*THE TASK:* Go through the data and copy every line exactly, but not the images.

==== PROVIDED DATA ====

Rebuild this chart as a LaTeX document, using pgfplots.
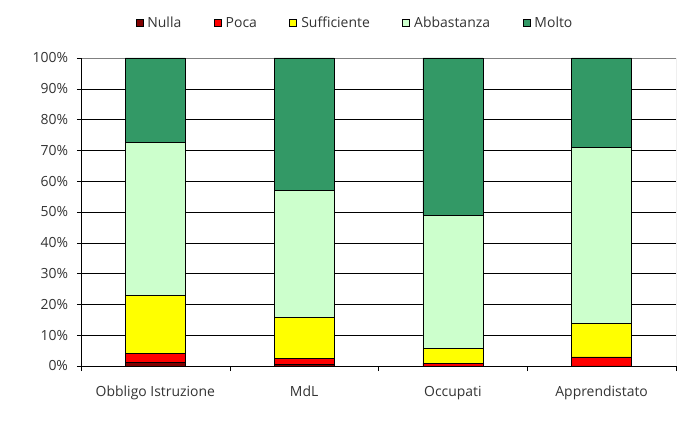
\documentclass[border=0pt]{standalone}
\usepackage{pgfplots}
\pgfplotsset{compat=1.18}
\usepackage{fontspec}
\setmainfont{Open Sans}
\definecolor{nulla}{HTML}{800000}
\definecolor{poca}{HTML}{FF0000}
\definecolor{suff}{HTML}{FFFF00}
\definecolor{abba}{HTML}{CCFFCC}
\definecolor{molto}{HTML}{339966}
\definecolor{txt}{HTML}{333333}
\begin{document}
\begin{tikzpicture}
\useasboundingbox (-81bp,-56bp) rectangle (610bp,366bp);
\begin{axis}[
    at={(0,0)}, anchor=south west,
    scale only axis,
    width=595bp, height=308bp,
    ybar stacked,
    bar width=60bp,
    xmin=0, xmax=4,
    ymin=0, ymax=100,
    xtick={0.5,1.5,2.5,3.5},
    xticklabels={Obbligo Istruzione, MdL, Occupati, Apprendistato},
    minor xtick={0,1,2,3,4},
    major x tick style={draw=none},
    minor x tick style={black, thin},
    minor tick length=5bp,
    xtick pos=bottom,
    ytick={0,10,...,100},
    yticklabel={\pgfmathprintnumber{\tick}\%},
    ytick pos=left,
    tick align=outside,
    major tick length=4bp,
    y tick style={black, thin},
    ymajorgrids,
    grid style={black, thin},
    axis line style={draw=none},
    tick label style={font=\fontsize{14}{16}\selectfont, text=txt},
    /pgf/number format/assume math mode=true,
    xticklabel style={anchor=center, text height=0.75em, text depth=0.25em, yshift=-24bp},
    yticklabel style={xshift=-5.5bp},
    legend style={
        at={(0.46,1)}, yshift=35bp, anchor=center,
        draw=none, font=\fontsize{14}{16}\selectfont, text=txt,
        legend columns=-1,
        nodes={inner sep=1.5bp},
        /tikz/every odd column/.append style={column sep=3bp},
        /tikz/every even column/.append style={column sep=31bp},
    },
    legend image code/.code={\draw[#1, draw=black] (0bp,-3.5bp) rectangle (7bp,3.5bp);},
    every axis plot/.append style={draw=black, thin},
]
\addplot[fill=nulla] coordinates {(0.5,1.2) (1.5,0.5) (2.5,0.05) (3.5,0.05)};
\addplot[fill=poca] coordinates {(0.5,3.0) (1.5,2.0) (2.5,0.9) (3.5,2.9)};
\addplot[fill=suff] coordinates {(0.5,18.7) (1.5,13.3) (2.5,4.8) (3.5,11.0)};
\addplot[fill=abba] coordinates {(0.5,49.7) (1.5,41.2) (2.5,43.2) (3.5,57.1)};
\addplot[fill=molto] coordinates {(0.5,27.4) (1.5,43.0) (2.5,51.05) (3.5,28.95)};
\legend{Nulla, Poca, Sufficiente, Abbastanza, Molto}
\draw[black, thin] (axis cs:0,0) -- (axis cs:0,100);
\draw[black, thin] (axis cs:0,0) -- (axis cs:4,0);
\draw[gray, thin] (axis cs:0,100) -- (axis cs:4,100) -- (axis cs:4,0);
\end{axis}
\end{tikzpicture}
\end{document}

====

*WORKED SOLUTION:*
Rebuild this chart as a LaTeX document, using pgfplots.
\documentclass[border=0pt]{standalone}
\usepackage{pgfplots}
\pgfplotsset{compat=1.18}
\usepackage{fontspec}
\setmainfont{Open Sans}
\definecolor{nulla}{HTML}{800000}
\definecolor{poca}{HTML}{FF0000}
\definecolor{suff}{HTML}{FFFF00}
\definecolor{abba}{HTML}{CCFFCC}
\definecolor{molto}{HTML}{339966}
\definecolor{txt}{HTML}{333333}
\begin{document}
\begin{tikzpicture}
\useasboundingbox (-81bp,-56bp) rectangle (610bp,366bp);
\begin{axis}[
    at={(0,0)}, anchor=south west,
    scale only axis,
    width=595bp, height=308bp,
    ybar stacked,
    bar width=60bp,
    xmin=0, xmax=4,
    ymin=0, ymax=100,
    xtick={0.5,1.5,2.5,3.5},
    xticklabels={Obbligo Istruzione, MdL, Occupati, Apprendistato},
    minor xtick={0,1,2,3,4},
    major x tick style={draw=none},
    minor x tick style={black, thin},
    minor tick length=5bp,
    xtick pos=bottom,
    ytick={0,10,...,100},
    yticklabel={\pgfmathprintnumber{\tick}\%},
    ytick pos=left,
    tick align=outside,
    major tick length=4bp,
    y tick style={black, thin},
    ymajorgrids,
    grid style={black, thin},
    axis line style={draw=none},
    tick label style={font=\fontsize{14}{16}\selectfont, text=txt},
    /pgf/number format/assume math mode=true,
    xticklabel style={anchor=center, text height=0.75em, text depth=0.25em, yshift=-24bp},
    yticklabel style={xshift=-5.5bp},
    legend style={
        at={(0.46,1)}, yshift=35bp, anchor=center,
        draw=none, font=\fontsize{14}{16}\selectfont, text=txt,
        legend columns=-1,
        nodes={inner sep=1.5bp},
        /tikz/every odd column/.append style={column sep=3bp},
        /tikz/every even column/.append style={column sep=31bp},
    },
    legend image code/.code={\draw[#1, draw=black] (0bp,-3.5bp) rectangle (7bp,3.5bp);},
    every axis plot/.append style={draw=black, thin},
]
\addplot[fill=nulla] coordinates {(0.5,1.2) (1.5,0.5) (2.5,0.05) (3.5,0.05)};
\addplot[fill=poca] coordinates {(0.5,3.0) (1.5,2.0) (2.5,0.9) (3.5,2.9)};
\addplot[fill=suff] coordinates {(0.5,18.7) (1.5,13.3) (2.5,4.8) (3.5,11.0)};
\addplot[fill=abba] coordinates {(0.5,49.7) (1.5,41.2) (2.5,43.2) (3.5,57.1)};
\addplot[fill=molto] coordinates {(0.5,27.4) (1.5,43.0) (2.5,51.05) (3.5,28.95)};
\legend{Nulla, Poca, Sufficiente, Abbastanza, Molto}
\draw[black, thin] (axis cs:0,0) -- (axis cs:0,100);
\draw[black, thin] (axis cs:0,0) -- (axis cs:4,0);
\draw[gray, thin] (axis cs:0,100) -- (axis cs:4,100) -- (axis cs:4,0);
\end{axis}
\end{tikzpicture}
\end{document}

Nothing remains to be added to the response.